The odds of being struck by lightning are famously low — lightning kills only about 50 people in the entire U.S. each year — but this region has seen several strikes recently.
On Sunday, lightning struck at Pocono Raceway, killing one person and injuring nine. On Friday, a Delaware family was struck by lightning and injured. And in July, a pregnant Pennsylvania woman was killed by a lightning strike while seeking shelter under a pine tree.
Are we seeing more severe thunderstorms this summer? And how do you stay safe?
With high temperatures and humidity, summer thunderstorms are quick and intense, but this summer isn’t any different from other summers says NBC 10 meteorologist Sheena Parveen.
“It could be unusual that this many people have been struck within a couple of weeks, but seeing thunderstorms forming in the summer, this quickly — not really unusual,” said Parveen.
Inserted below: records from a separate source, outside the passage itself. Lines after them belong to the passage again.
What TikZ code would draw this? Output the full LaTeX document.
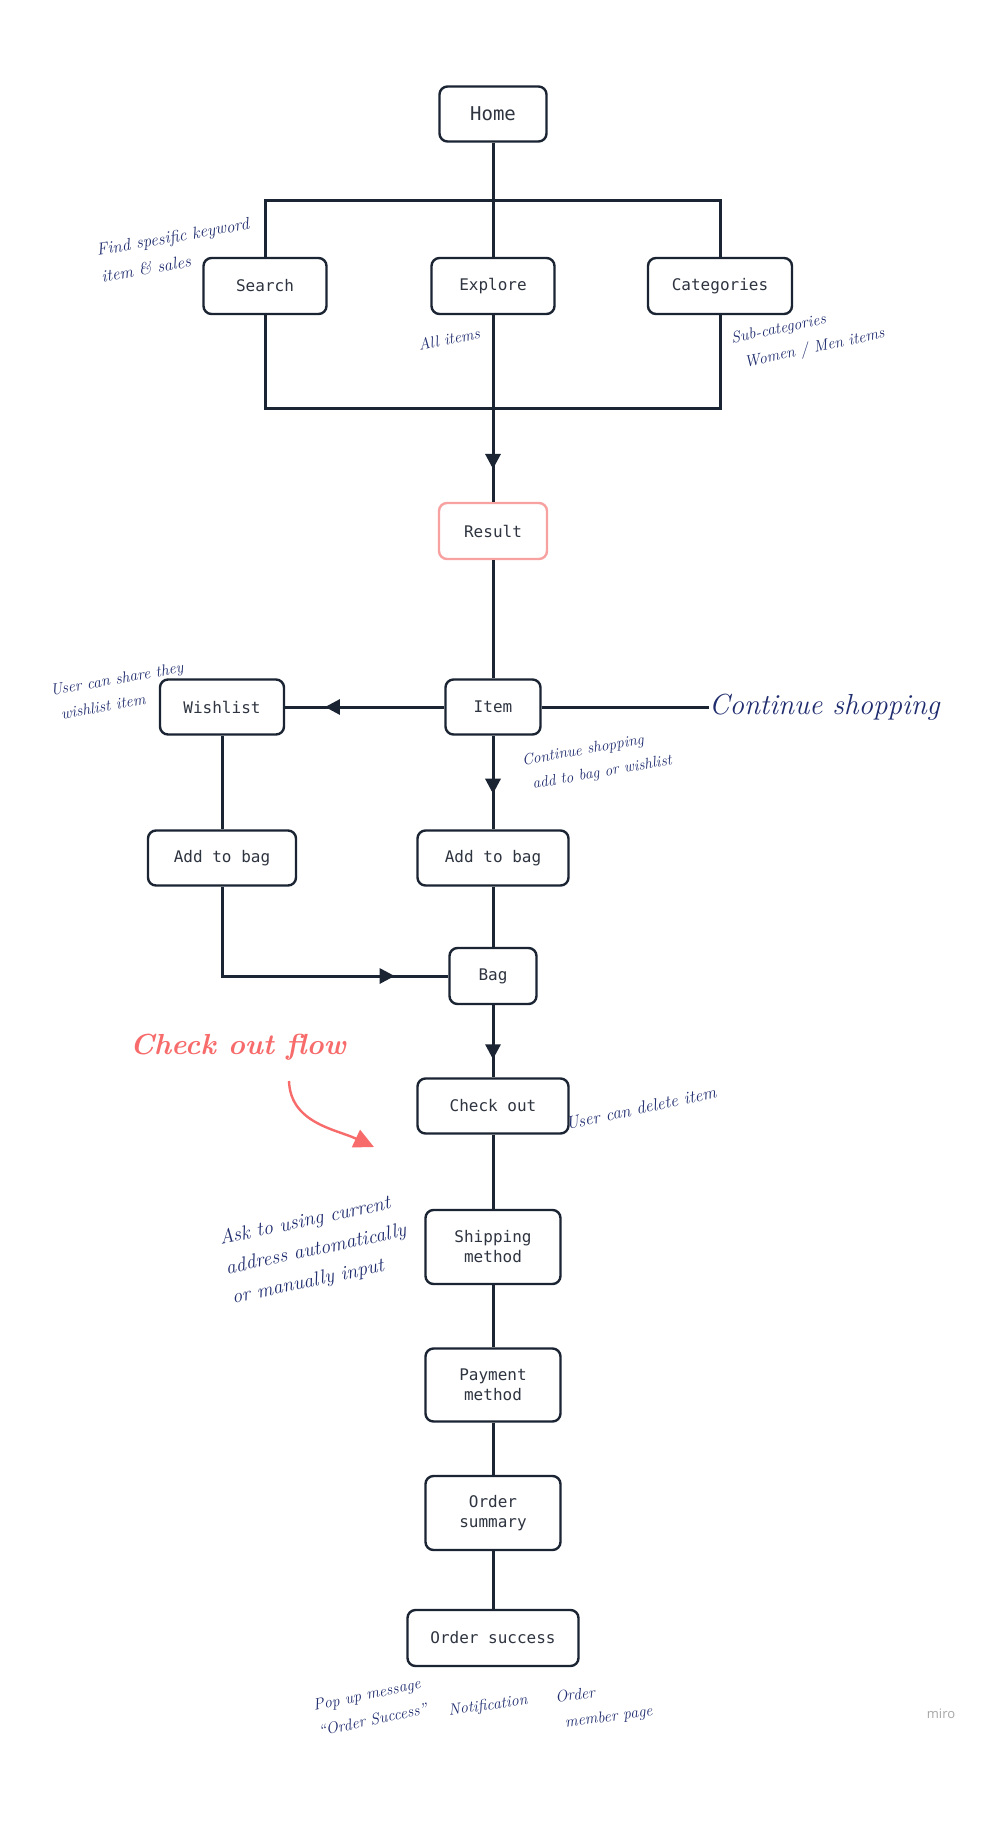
\documentclass[tikz,border=0pt]{standalone}
\usepackage{fontspec}
\setmonofont{DejaVu Sans Mono}
\newfontfamily\miroFont{Open Sans}
\usetikzlibrary{arrows.meta,decorations.markings}
\definecolor{ink}{HTML}{1B2433}
\definecolor{boxtext}{HTML}{2E3440}
\definecolor{note}{HTML}{1F2C6E}
\definecolor{salmon}{HTML}{F76B6B}
\definecolor{resultpink}{HTML}{F7A1A1}
\tikzset{
  x=1pt, y=-1pt,
  box/.style={draw=ink, line width=2.4pt, rounded corners=8pt, fill=white,
    font=\ttfamily\fontsize{16}{20}\selectfont, text=boxtext, align=center,
    inner sep=0pt},
  conn/.style={draw=ink, line width=3pt},
  tipmark/.style={postaction={decorate}, decoration={markings,
    mark=at position #1 with {\arrow{Triangle[length=15pt,width=15pt]}}}},
  notetext/.style={text=note, font=\itshape\fontsize{16}{26}\selectfont, align=left, inner sep=0pt},
}
\begin{document}
\begin{tikzpicture}
\useasboundingbox (0,0) rectangle (1004,1823);
\fill[white] (0,0) rectangle (1004,1823);

% nodes
\node[box, minimum width=107pt, minimum height=55pt, font=\ttfamily\fontsize{19}{22}\selectfont] (home) at (493,114) {Home};
\node[box, minimum width=123pt, minimum height=56pt] (search) at (265,286) {Search};
\node[box, minimum width=123pt, minimum height=56pt] (explore) at (493,286) {Explore};
\node[box, minimum width=144pt, minimum height=56pt] (cat) at (720,286) {Categories};
\node[box, draw=resultpink, minimum width=108pt, minimum height=56pt] (result) at (493,531) {Result};
\node[box, minimum width=95pt, minimum height=55pt] (item) at (493,707) {Item};
\node[box, minimum width=124pt, minimum height=55pt] (wish) at (222,707) {Wishlist};
\node[box, minimum width=148pt, minimum height=55pt] (addl) at (222,858) {Add to bag};
\node[box, minimum width=151pt, minimum height=55pt] (addr) at (493,858) {Add to bag};
\node[box, minimum width=87pt, minimum height=56pt] (bag) at (493,976) {Bag};
\node[box, minimum width=151pt, minimum height=55pt] (checkout) at (493,1106) {Check out};
\node[box, minimum width=135pt, minimum height=74pt] (ship) at (493,1247) {Shipping\\method};
\node[box, minimum width=135pt, minimum height=73pt] (pay) at (493,1385) {Payment\\method};
\node[box, minimum width=135pt, minimum height=74pt] (summ) at (493,1513) {Order\\summary};
\node[box, minimum width=171pt, minimum height=56pt] (succ) at (493,1638) {Order success};

\node[anchor=west, text=note, font=\itshape\fontsize{29}{32}\selectfont, inner sep=0pt] (cs) at (709,707) {Continue shopping};

% coordinates for bars
\coordinate (tl) at (265,200);
\coordinate (tr) at (720,200);
\coordinate (bl) at (265,408);
\coordinate (br) at (720,408);
\coordinate (bm) at (493,408);

% connectors
\draw[conn] (home.south) -- (explore.north);
\draw[conn, line join=miter] (search.north) -- (tl) -- (tr) -- (cat.north);
\draw[conn, line join=miter] (search.south) -- (bl) -- (br) -- (cat.south);
\draw[conn] (explore.south) -- (bm);
\draw[conn, tipmark=0.65] (bm) -- (result.north);
\draw[conn] (result.south) -- (item.north);
\draw[conn, tipmark=0.75] (item.west) -- (wish.east);
\draw[conn] (item.east) -- (cs.west);
\draw[conn, tipmark=0.62] (item.south) -- (addr.north);
\draw[conn] (wish.south) -- (addl.north);
\draw[conn] (addr.south) -- (bag.north);
\draw[conn, line join=miter, tipmark=0.83] (addl.south) |- (bag.west);
\draw[conn, tipmark=0.75] (bag.south) -- (checkout.north);
\draw[conn] (checkout.south) -- (ship.north);
\draw[conn] (ship.south) -- (pay.north);
\draw[conn] (pay.south) -- (summ.north);
\draw[conn] (summ.south) -- (succ.north);

% annotations
\node[notetext, rotate=10, font=\itshape\fontsize{17}{27}\selectfont] (n1) at (175,250) {Find spesific keyword\\item \& sales};
\node[notetext, rotate=12] (n2) at (449,339) {All items};
\node[notetext, rotate=12] (n3) at (808,337) {Sub-categories\\\hspace*{8pt}Women / Men items};
\node[notetext, rotate=10, font=\itshape\fontsize{16}{25}\selectfont] (n4) at (119,691) {User can share they\\\hspace*{6pt}wishlist item};
\node[notetext, rotate=10, font=\itshape\fontsize{15.5}{25}\selectfont] (n5) at (597,761) {Continue shopping\\\hspace*{6pt}add to bag or wishlist};
\node[notetext, rotate=12, font=\itshape\fontsize{17.5}{22}\selectfont] (n6) at (641,1108) {User can delete item};
\node[notetext, rotate=12, font=\itshape\fontsize{20}{30}\selectfont] (n7) at (316,1250) {Ask to using current\\address automatically\\or manually input};
\node[notetext, rotate=12] (n8) at (370,1707) {Pop up message\\``Order Success''};
\node[notetext, rotate=8] (n9) at (488,1706) {Notification};
\node[notetext, rotate=8] (n10) at (604,1705) {Order\\\hspace*{6pt}member page};

% check out flow
\node[text=salmon, font=\bfseries\itshape\fontsize{29}{32}\selectfont, inner sep=0pt] (cof) at (238,1047) {Check out flow};
\coordinate (pa) at (289,1081);
\coordinate (pb) at (374,1147);
\draw[salmon, line width=2.4pt, -{Triangle[length=20pt,width=19pt]}] (pa) to[out=-88, in=155] (pb);

% watermark
\node[text=black!35, font=\miroFont\fontsize{13}{15}\selectfont, inner sep=0pt] (miro) at (941,1714) {miro};
\end{tikzpicture}
\end{document}
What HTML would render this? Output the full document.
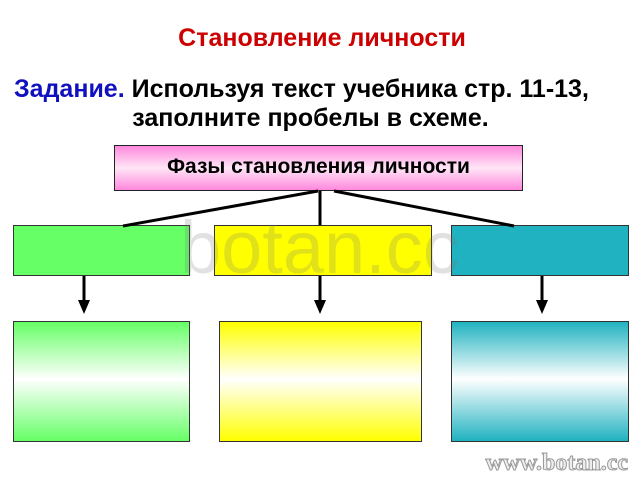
<!DOCTYPE html>
<html><head><meta charset="utf-8"><style>
body{margin:0;width:640px;height:480px;background:#fff;position:relative;overflow:hidden;font-family:"Liberation Sans","Noto Sans CJK SC",sans-serif}
.t{position:absolute;font-weight:bold;white-space:nowrap}
.b{position:absolute;border:1px solid #333;box-sizing:border-box}
</style></head><body>
<div class="t" style="left:0;width:644px;text-align:center;top:24px;font-size:25px;color:#cc0000">Становление личности</div>
<div class="t" style="left:14px;top:75px;font-size:25px;color:#000"><span style="color:#1010c0">Задание.</span> Используя текст учебника стр. 11-13,</div>
<div class="t" style="left:0;width:621px;text-align:center;top:104px;font-size:25px;color:#000">заполните пробелы в схеме.</div>
<div class="b" style="left:114px;top:145px;width:409px;height:46px;background:linear-gradient(#ff88dd,#ffe6f6 50%,#ff88dd);border-color:#222"></div>
<div class="t" style="left:114px;width:409px;text-align:center;top:155px;font-size:21px">Фазы становления личности</div>
<div class="b" style="left:13px;top:225px;width:177px;height:51px;background:#66ff66"></div>
<div class="b" style="left:214px;top:225px;width:218px;height:51px;background:#ffff00"></div>
<div class="b" style="left:451px;top:225px;width:178px;height:51px;background:#20b2c0"></div>
<div class="t" style="left:180px;top:205px;font-size:74px;font-weight:normal;color:rgba(120,120,120,0.22)">botan.cc</div>
<div class="b" style="left:13px;top:321px;width:177px;height:121px;background:linear-gradient(#66ff66,#fff 48%,#66ff66)"></div>
<div class="b" style="left:219px;top:321px;width:203px;height:121px;background:linear-gradient(#ffff00,#fff 48%,#ffff00)"></div>
<div class="b" style="left:451px;top:321px;width:178px;height:121px;background:linear-gradient(#20b2c0,#fff 48%,#20b2c0)"></div>
<svg style="position:absolute;left:0;top:0" width="640" height="480">
<g stroke="#000" stroke-width="3" fill="none">
<line x1="318" y1="191" x2="123" y2="226"/>
<line x1="320" y1="191" x2="320" y2="225"/>
<line x1="334" y1="191" x2="514" y2="226"/>
<line x1="84" y1="276" x2="84" y2="302"/>
<line x1="320" y1="276" x2="320" y2="302"/>
<line x1="542" y1="276" x2="542" y2="302"/>
</g>
<g fill="#000">
<polygon points="78,300 90,300 84,314"/>
<polygon points="314,300 326,300 320,314"/>
<polygon points="536,300 548,300 542,314"/>
</g>
<text x="628" y="470" text-anchor="end" font-family="Liberation Serif,serif" font-weight="bold" font-size="24" fill="#eee" stroke="#999" stroke-width="1">www.botan.cc</text>
</svg>
</body></html>
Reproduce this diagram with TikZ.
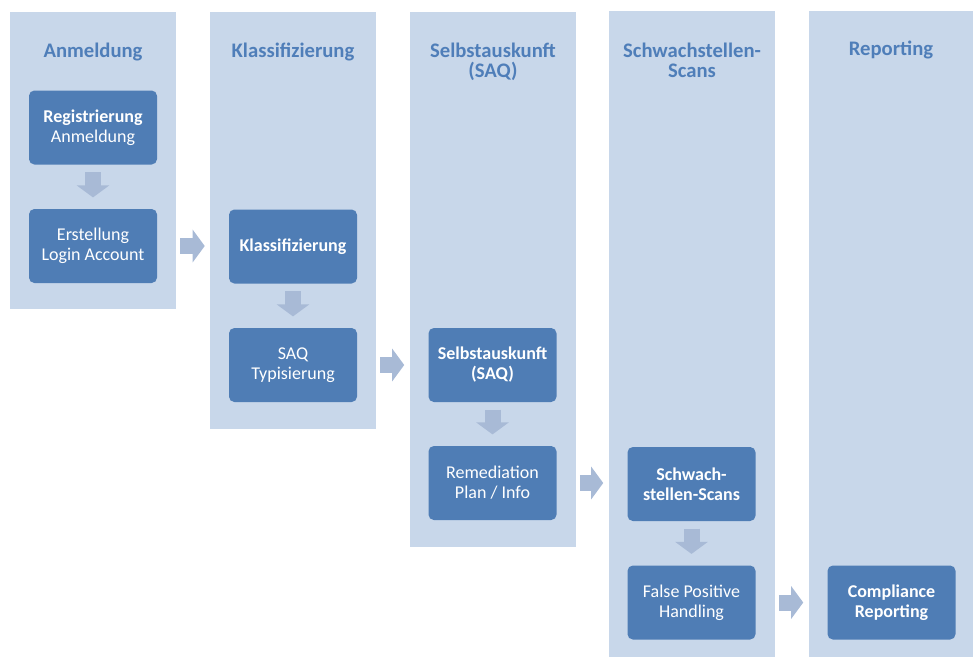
\documentclass[tikz,border=0pt]{standalone}
\usepackage{fontspec,tikz,xcolor}
\setmainfont{Carlito}
\usetikzlibrary{arrows.meta}
\definecolor{colbg}{RGB}{200,215,234}
\definecolor{boxbg}{RGB}{79,125,181}
\definecolor{flowcol}{RGB}{168,186,214}
\definecolor{headcol}{RGB}{79,126,185}
\begin{document}
\begin{tikzpicture}[x=0.75pt,y=-0.75pt,
    column/.style={fill=colbg,anchor=north west,inner sep=0pt,minimum width=124.5pt},
    head/.style={text=headcol,font=\fontsize{15.5}{15}\selectfont\bfseries,align=center},
    stepbox/.style={fill=boxbg,rounded corners=4pt,text=white,minimum width=96pt,minimum height=55.5pt,inner sep=0pt,align=center,font=\fontsize{13.5}{15}\selectfont},
    flow/.style={draw=flowcol,line width=12pt,-{Triangle[width=24pt,length=9pt]}},
    downflow/.style={flow,shorten <=5.5pt,shorten >=8.5pt},
    rightflow/.style={flow,shorten <=17.25pt,shorten >=18pt}]
                \useasboundingbox (0,0) rectangle (973,657);
                \node[column,minimum height=222.75pt] (c1) at (10,12) {};
                \node[column,minimum height=312.75pt] (c2) at (210,12) {};
                \node[column,minimum height=401.25pt] (c3) at (410,12) {};
                \node[column,minimum height=484.5pt] (c4) at (609,11) {};
                \node[column,minimum height=484.5pt,minimum width=123pt] (c5) at (809,11) {};
                \node[head] (t1) at (93,52) {Anmeldung};
                \node[head] (t2) at (293,52) {Klassifizierung};
                \node[head] (t3) at (493,62) {Selbstauskunft\\(SAQ)};
                \node[head] (t4) at (692,60) {Schwachstellen-\\Scans};
                \node[head] (t5) at (891,50) {Reporting};
                \node[stepbox] (reg) at (93,127.5) {\textbf{Registrierung}\\Anmeldung};
                \node[stepbox] (erst) at (93,246) {Erstellung\\Login Account};
                \node[stepbox] (klass) at (293,246.5) {\textbf{Klassifizierung}};
                \node[stepbox] (saq) at (293,365) {SAQ\\Typisierung};
                \node[stepbox] (selbst) at (492.5,365) {\textbf{Selbstauskunft}\\\textbf{(SAQ)}};
                \node[stepbox] (remed) at (492.5,483) {Remediation\\Plan / Info};
                \node[stepbox] (scan) at (691.5,484) {\textbf{Schwach-}\\\textbf{stellen-Scans}};
                \node[stepbox] (fp) at (691.5,602.5) {False Positive\\Handling};
                \node[stepbox] (comp) at (891.5,602.5) {\textbf{Compliance}\\\textbf{Reporting}};
                \draw[downflow] (reg) -- (erst);
                \draw[downflow] (klass) -- (saq);
                \draw[downflow] (selbst) -- (remed);
                \draw[downflow] (scan) -- (fp);
                \draw[rightflow] (erst.east) -- (erst.east -| klass.west);
                \draw[rightflow] (saq.east) -- (saq.east -| selbst.west);
                \draw[rightflow] (remed.east) -- (remed.east -| scan.west);
                \draw[rightflow] (fp.east) -- (fp.east -| comp.west);
\end{tikzpicture}
\end{document}
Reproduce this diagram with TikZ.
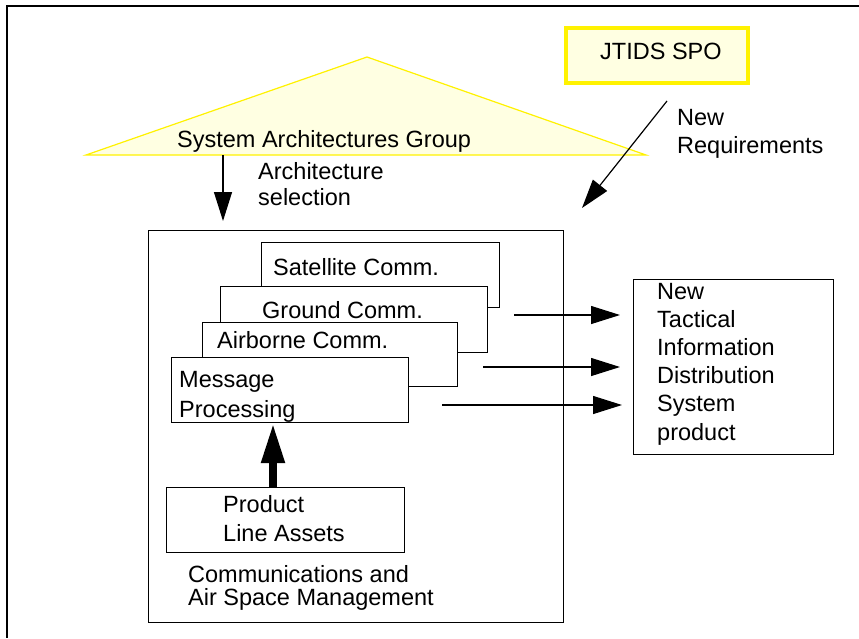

During the summer months, Parveen says, it’s important to keep an eye on the sky. When dark clouds appear and a thunderstorm is approaching, head indoors.
And as for knowing how far away the storm is, Parveen says a lot of people are not counting correctly.
“Where you see lightning, you count, ‘one Mississippi, two Mississippi, three Mississippi,’ and then you hear the thunder and you say ‘Oh, that’s 3 miles away,'” explained Parveen. “Actually, it’s about 4.5 seconds equals one mile, so if you count to four or five seconds, it’s not four or five miles away, it’s a mile away. So it’s a lot closer than you think.”
During a thunderstorm, says Parveen, don’t use electrical appliances or the phone, and stay out of the shower.
There is plenty of folk wisdom such as urging people to lie down in an open field if they can’t find shelter. It’s less clear which of those tactics truly cut your risk of getting hit by lightning. The National Weather Service advises those who can’t reach a car or building to avoid standing next to isolated tall trees.